Remix.run Logo
estearum 3 hours ago

> Did not you notice that this person has not been charged with voting with other people ballots (even though she was able and most likely did that) and only with paying to register? Such a charge would be very hard to stick.

Huh? There is literally no evidence or even allegation of that. The person was paid to collect petition signatures, so she fraudulently obtained petition signatures. Which obviously are way less closely tracked than actual votes.

> So what? If it was illegal to register multiple voters at the same address then it could have been detected at the registration time.

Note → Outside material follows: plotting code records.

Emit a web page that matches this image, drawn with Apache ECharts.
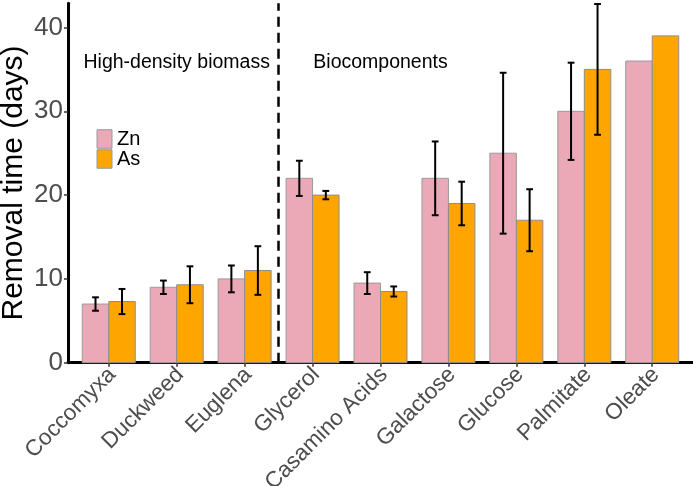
<!DOCTYPE html>
<html>
<head>
<meta charset="utf-8">
<script src="https://cdn.jsdelivr.net/npm/echarts@6/dist/echarts.min.js"></script>
<style>html,body{margin:0;padding:0;background:#fff}#chart{width:693px;height:486px}</style>
</head>
<body>
<div id="chart"></div>
<script>
const categories = ['Coccomyxa','Duckweed','Euglena','Glycerol','Casamino Acids','Galactose','Glucose','Palmitate','Oleate'];
const znValues = [7, 9, 10, 22, 9.5, 22, 25, 30, 36];
const znErrors = [0.8, 0.8, 1.6, 2.1, 1.3, 4.4, 9.6, 5.8, null];
const asValues = [7.3, 9.3, 11, 20, 8.5, 19, 17, 35, 39];
const asErrors = [1.5, 2.2, 2.9, 0.5, 0.6, 2.6, 3.7, 7.8, null];
const yTicks = [0, 10, 20, 30, 40];
const groupLabels = [
  {name: 'High-density biomass', x: 1, y: 35.8},
  {name: 'Biocomponents', x: 4, y: 35.8}
];
const dividerX = 2.5;

const FONT = "'Liberation Sans', Arial, Helvetica, sans-serif";
const BW = 0.39;      // bar width in category units
const CAP = 0.05;     // half cap width

function makeRender(side, fill, border) {
  return function (params, api) {
    const x = api.value(0), y = api.value(1), e = api.value(2);
    const left = side < 0 ? x - BW : x;
    const right = side < 0 ? x : x + BW;
    const pTop = api.coord([left, y]);
    const pBot = api.coord([right, 0]);
    const children = [{
      type: 'rect',
      shape: {x: pTop[0], y: pTop[1], width: pBot[0] - pTop[0], height: pBot[1] - pTop[1]},
      style: {fill: fill, stroke: border, lineWidth: 1}
    }];
    if (e != null && !isNaN(e) && e > 0) {
      const cx = (left + right) / 2;
      const hi = api.coord([cx, y + e]);
      const lo = api.coord([cx, y - e]);
      const cl = api.coord([cx - CAP, y])[0];
      const cr = api.coord([cx + CAP, y])[0];
      const ls = {stroke: '#000', lineWidth: 2};
      children.push({type: 'line', shape: {x1: hi[0], y1: hi[1], x2: lo[0], y2: lo[1]}, style: ls, z2: 5});
      children.push({type: 'line', shape: {x1: cl, y1: hi[1], x2: cr, y2: hi[1]}, style: ls, z2: 5});
      children.push({type: 'line', shape: {x1: cl, y1: lo[1], x2: cr, y2: lo[1]}, style: ls, z2: 5});
    }
    return {type: 'group', children: children};
  };
}

const znData = categories.map((c, i) => [i, znValues[i], znErrors[i] == null ? NaN : znErrors[i]]);
const asData = categories.map((c, i) => [i, asValues[i], asErrors[i] == null ? NaN : asErrors[i]]);

const chart = echarts.init(document.getElementById('chart'), null, {renderer: 'canvas'});
chart.setOption({
  animation: false,
  backgroundColor: '#fff',
  textStyle: {fontFamily: FONT},
  grid: {left: 68, right: 0, top: 3.2, bottom: 123.3, containLabel: false, outerBoundsMode: 'none'},
  legend: {
    orient: 'vertical', left: 96.5, top: 129, padding: 0,
    itemWidth: 15, itemHeight: 18.5, itemGap: 0,
    icon: 'rect',
    textStyle: {fontSize: 20, color: '#000', fontFamily: FONT, lineHeight: 19},
    data: [
      {name: 'Zn', itemStyle: {color: '#EBA9B7', borderColor: '#999', borderWidth: 1}},
      {name: 'As', itemStyle: {color: '#FFA500', borderColor: '#999', borderWidth: 1}}
    ]
  },
  xAxis: {
    type: 'value', min: -0.6, max: 8.6,
    splitLine: {show: false},
    axisLine: {show: true, onZero: false, lineStyle: {color: '#000', width: 3}},
    axisTick: {show: true, customValues: categories.map((c, i) => i), length: 4, lineStyle: {color: '#333', width: 1.5}},
    axisLabel: {
      customValues: categories.map((c, i) => i),
      formatter: v => categories[Math.round(v)],
      rotate: 45, fontSize: 22.5, color: '#4D4D4D', margin: 12, padding: [26, -5, 0, 0], fontFamily: FONT
    }
  },
  yAxis: {
    type: 'value', min: 0, max: 42.9, interval: 10,
    splitLine: {show: false},
    axisLine: {show: true, onZero: false, lineStyle: {color: '#000', width: 3}},
    axisTick: {show: true, customValues: yTicks, length: 4, lineStyle: {color: '#333', width: 1.5}},
    axisLabel: {customValues: yTicks, fontSize: 26, color: '#4D4D4D', margin: 5, fontFamily: FONT},
    name: 'Removal time (days)', nameLocation: 'middle', nameGap: 39, nameMoveOverlap: false,
    nameTextStyle: {fontSize: 30, color: '#000', fontFamily: FONT}
  },
  series: [
    {
      name: 'Zn', type: 'custom', data: znData,
      encode: {x: 0, y: 1},
      itemStyle: {color: '#EBA9B7'},
      renderItem: makeRender(-1, '#EBA9B7', '#9a9a9a'),
      markLine: {
        silent: true, symbol: 'none', label: {show: false},
        lineStyle: {color: '#000', width: 2.5, type: [10, 6]},
        data: [{xAxis: dividerX}]
      },
      markPoint: {
        silent: true, symbol: 'rect', symbolSize: 0,
        label: {show: true, formatter: p => p.name, fontSize: 19.5, color: '#000', fontFamily: FONT, position: 'inside'},
        data: groupLabels.map(g => ({name: g.name, coord: [g.x, g.y]}))
      }
    },
    {
      name: 'As', type: 'custom', data: asData,
      encode: {x: 0, y: 1},
      itemStyle: {color: '#FFA500'},
      renderItem: makeRender(1, '#FFA500', '#8d8d8d')
    }
  ]
});
</script>
</body>
</html>
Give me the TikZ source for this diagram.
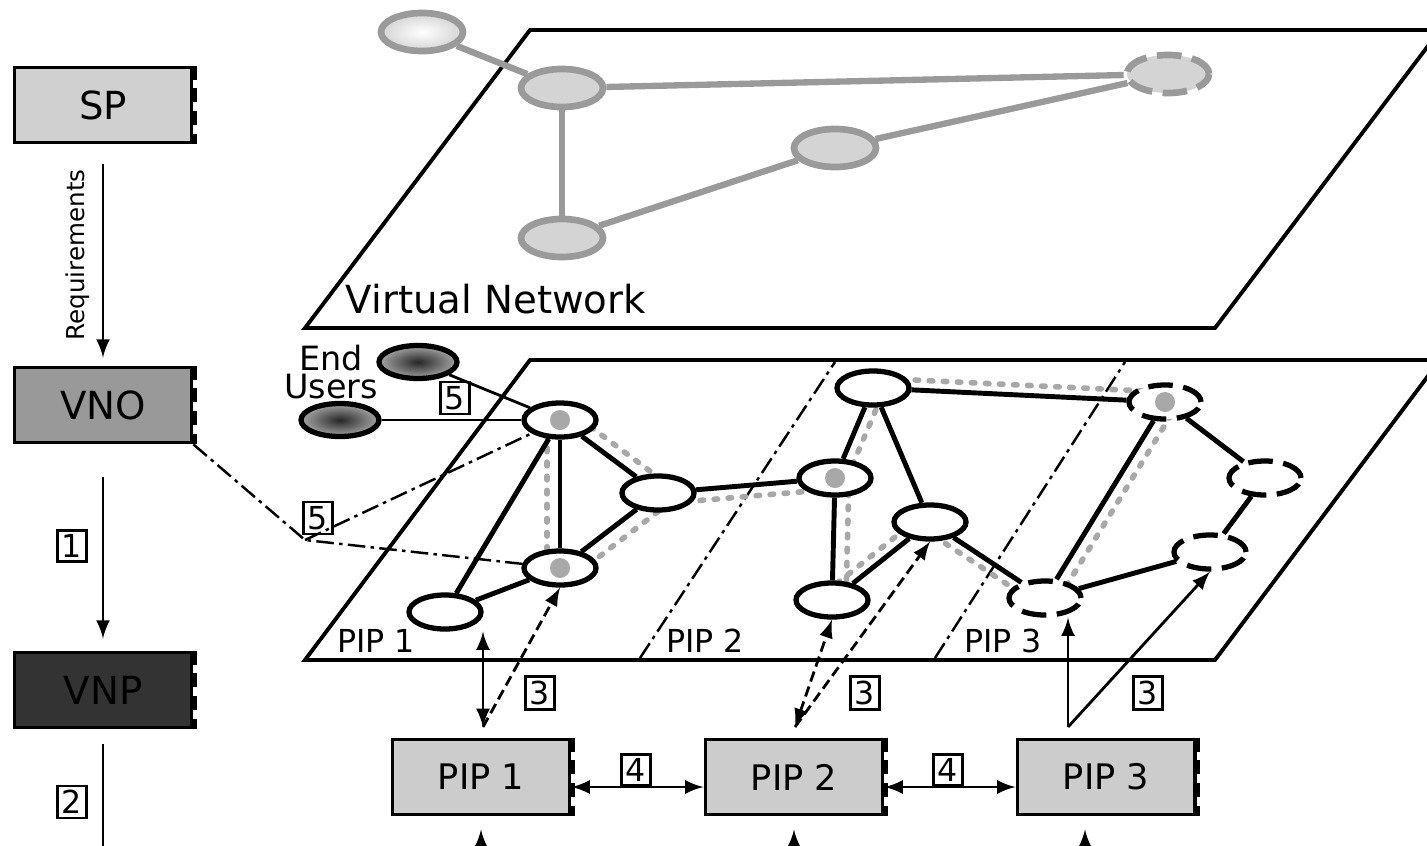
\documentclass[tikz,border=0pt]{standalone}
\usepackage{fontspec}
\setmainfont{DejaVu Sans}
\usetikzlibrary{arrows,shapes,calc,backgrounds}
\definecolor{SPGray}{HTML}{D0D0D0}
\definecolor{VNOGray}{HTML}{999999}
\definecolor{VNPGray}{HTML}{333333}
\definecolor{PIPGray}{HTML}{CCCCCC}
\definecolor{VLink}{HTML}{9A9A9A}
\definecolor{VFill}{HTML}{D4D4D4}
\definecolor{MapGray}{HTML}{A8A8A8}
\tikzset{
    block/.style = {draw, rectangle, line width=1.1pt,
        minimum height=0.75cm,
        minimum width=1.77cm, font=\fontsize{11}{13}\selectfont},
    pip/.style = {block, fill=PIPGray, font=\fontsize{10}{12}\selectfont},
    vnode/.style = {draw=VLink, fill=VFill, ellipse, line width=1.9pt,
        minimum width=0.82cm, minimum height=0.38cm, inner sep=0pt},
    snode/.style = {draw, fill=white, ellipse, line width=1.5pt,
        minimum width=0.72cm, minimum height=0.34cm, inner sep=0pt},
    gapnode/.style = {snode, dash pattern=on 7pt off 3pt},
    user/.style = {draw, ellipse, line width=1.5pt, shading=radial,
        inner color=black!85, outer color=black!35,
        minimum width=0.78cm, minimum height=0.33cm, inner sep=0pt},
    arrow/.style = {draw, -latex, line width=0.8pt},
    num/.style = {draw, line width=0.8pt, inner sep=1.2pt, font=\fontsize{9}{10}\selectfont},
    vlink/.style = {draw=VLink, line width=1.8pt},
    slink/.style = {draw, line width=1.4pt},
    maplink/.style = {draw=MapGray, line width=1.6pt, line cap=round, dash pattern=on 1pt off 3pt},
    plane/.style = {draw, line width=1.1pt},
    split/.style = {draw, line width=0.7pt, dash pattern=on 5pt off 1.5pt on 1pt off 1.5pt}
}

\begin{document}
\begin{tikzpicture}[x=0.01cm, y=-0.01cm]
\useasboundingbox (0,0) rectangle (1427,845);

% left column
\node[block, fill=SPGray] (sp) at (103,105) {SP};
\node[block, fill=VNOGray] (vno) at (103,405) {VNO};
\node[block, fill=VNPGray] (vnp) at (103,690) {VNP};
\coordinate (vnpout) at (103,870);
\foreach \b in {sp,vno,vnp}
    \draw[line width=1.8pt, dash pattern=on 4pt off 2.5pt] (\b.north east) -- (\b.south east);
\draw[arrow, shorten <=0.2cm, shorten >=0.08cm] (sp) -- (vno)
    node[midway, rotate=90, anchor=south, font=\fontsize{7}{8}\selectfont] {Requirements};
\draw[arrow, shorten <=0.33cm, shorten >=0.12cm] (vno) -- (vnp);
\draw[line width=0.8pt, shorten <=0.15cm] (vnp) -- (vnpout);
\node[num] (m1) at (72,546) {1};
\node[num] (m2) at (72,802) {2};

% virtual network
\node[vnode, shading=radial, inner color=white, outer color=VFill] (va) at (422,32) {};
\node[vnode] (vb) at (562,88) {};
\node[vnode, dash pattern=on 7pt off 3pt] (vc) at (1168,74) {};
\node[vnode] (vd) at (835,148) {};
\node[vnode] (ve) at (562,238) {};
\node[anchor=base west, inner sep=0pt, font=\fontsize{11}{13}\selectfont] (vntext) at (345,313) {Virtual Network};

% substrate network
\node[snode] (n1) at (560,420) {};
\node[snode] (n2) at (560,568) {};
\node[snode] (n3) at (445,612) {};
\node[snode] (n4) at (658,493) {};
\node[snode] (n5) at (835,478) {};
\node[snode] (n6) at (873,388) {};
\node[snode] (n7) at (930,522) {};
\node[snode] (n8) at (832,600) {};
\node[gapnode] (n9) at (1165,402) {};
\node[gapnode] (n10) at (1265,478) {};
\node[gapnode] (n11) at (1210,552) {};
\node[gapnode] (n12) at (1045,598) {};
\foreach \n in {n1,n2,n5,n9}
    \fill[MapGray] (\n) circle (0.1cm);
\node[font=\fontsize{9}{11}\selectfont, inner sep=0pt] (pl1) at (376,641) {PIP 1};
\node[font=\fontsize{9}{11}\selectfont, inner sep=0pt] (pl2) at (705,641) {PIP 2};
\node[font=\fontsize{9}{11}\selectfont, inner sep=0pt] (pl3) at (1003,641) {PIP 3};

% end users
\node[user] (u1) at (418,362) {};
\node[user] (u2) at (340,420) {};
\node[align=center, inner sep=0pt, font=\fontsize{9.5}{8}\selectfont] (eu) at (331,372) {End\\Users};
\draw[line width=0.8pt] (u1) -- (n1);
\draw[line width=0.8pt] (u2) -- (n1);
\node[num] (m5a) at (455,398) {5};

% VNO assignment
\coordinate (split) at (305,540);
\draw[split] (vno.south east) -- (split) -- (n2);
\draw[split] (split) -- (n1);
\node[num] (m5b) at (318,518) {5};

% PIPs
\node[pip] (p1) at (481,777) {PIP 1};
\node[pip] (p2) at (794,777) {PIP 2};
\node[pip] (p3) at (1106,777) {PIP 3};
\foreach \b in {p1,p2,p3}
    \draw[line width=1.8pt, dash pattern=on 4pt off 2.5pt] (\b.north east) -- (\b.south east);
\draw[arrow, latex-latex] ([yshift=-0.1cm]p1.east) -- ([yshift=-0.1cm]p2.west);
\draw[arrow, latex-latex] ([yshift=-0.1cm]p2.east) -- ([yshift=-0.1cm]p3.west);
\node[num] (m4a) at (636,770) {4};
\node[num] (m4b) at (948,770) {4};

\coordinate (j1) at (483,727);
\coordinate (j2) at (795,727);
\coordinate (j3) at (1068,727);
\draw[arrow, latex-latex] (j1) -- (j1 |- n3.south);
\draw[arrow, dash pattern=on 3pt off 1.5pt] (j1) -- (n2.south);
\draw[arrow, latex-latex, dash pattern=on 3pt off 1.5pt] (j2) -- (n8.south);
\draw[arrow, dash pattern=on 3pt off 1.5pt] (j2) -- (n7.south);
\draw[arrow] (j3) -- (j3 |- n12.south);
\draw[arrow] (j3) -- (n11.south);
\node[num] (m3a) at (540,693) {3};
\node[num] (m3b) at (865,693) {3};
\node[num] (m3c) at (1148,693) {3};

% arrows entering from below
\coordinate (b1) at (481,880);
\coordinate (b2) at (794,880);
\coordinate (b3) at (1085,880);
\draw[arrow, shorten >=0.13cm] (b1) -- (p1);
\draw[arrow, shorten >=0.13cm] (b2) -- (p2);
\draw[arrow, shorten >=0.13cm] (b3) -- (b3 |- p3.south);

\begin{scope}[on background layer]
    % planes
    \draw[plane] (305,328) -- (530,30) -- (1440,30) -- (1215,328) -- cycle;
    \draw[plane] (305,660) -- (530,360) -- (1440,360) -- (1215,660) -- cycle;
    \draw[split] (640,658) -- (835,362);
    \draw[split] (935,658) -- (1125,362);
    % virtual links
    \foreach \a/\b in {va/vb, vb/vc, vb/ve, ve/vd, vd/vc}
        \draw[vlink] (\a) -- (\b);
    % mapped links
    \foreach \a/\b/\dx/\dy in {n1/n2/-13/0, n1/n4/8/-10, n2/n4/6/14, n4/n5/0/11,
        n5/n6/12/0, n6/n9/0/-10, n5/n8/14/0, n8/n7/-6/-8, n7/n12/-8/6, n12/n9/14/0}
        \draw[maplink] ([shift={(\dx,\dy)}]\a.center) -- ([shift={(\dx,\dy)}]\b.center);
    % substrate links
    \foreach \a/\b in {n1/n2, n1/n3, n1/n4, n2/n3, n2/n4, n4/n5, n5/n6, n5/n8,
        n6/n7, n7/n8, n7/n12, n6/n9, n9/n10, n10/n11, n11/n12, n12/n9}
        \draw[slink] (\a) -- (\b);
\end{scope}
\end{tikzpicture}
\end{document}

Well it's not illegal to register multiple voters at the same address, obviously. It's illegal to vote under someone else's name. A bunch of votes coming in from a single residence would be flagged. Should voter registrations from a single address get flagged? Sure! And they probably do! But as you say, that's not a crime. Voting fraudulently is, which is not even alleged here.

pandaman 3 hours ago | parent [-]

Not sure what you are doing now. You asked for a scheme, you got it and now are appearing to be saying that such a scheme would not work because people would get busted even though you admit yourself there would not be any evidence.

estearum 2 hours ago | parent [-]

Here was my request:

> Can you describe the specific chain of events required to create a fraudulent vote that is "impossible" to detect?

You literally just described a scheme that is possible to detect in any meaningful amount. 10, 100, or 1000 ballots coming from a single address is, obviously, trivially detectable.

pandaman 2 hours ago | parent [-]

I see. It's possible to detect the scheme per se even though the detection would not lead to charges (ballots from the people registered at the same address are completely legal) and thus would not be conducted. The point your correspondent has initially made: it's impossible to detect illegal voting in such a scheme.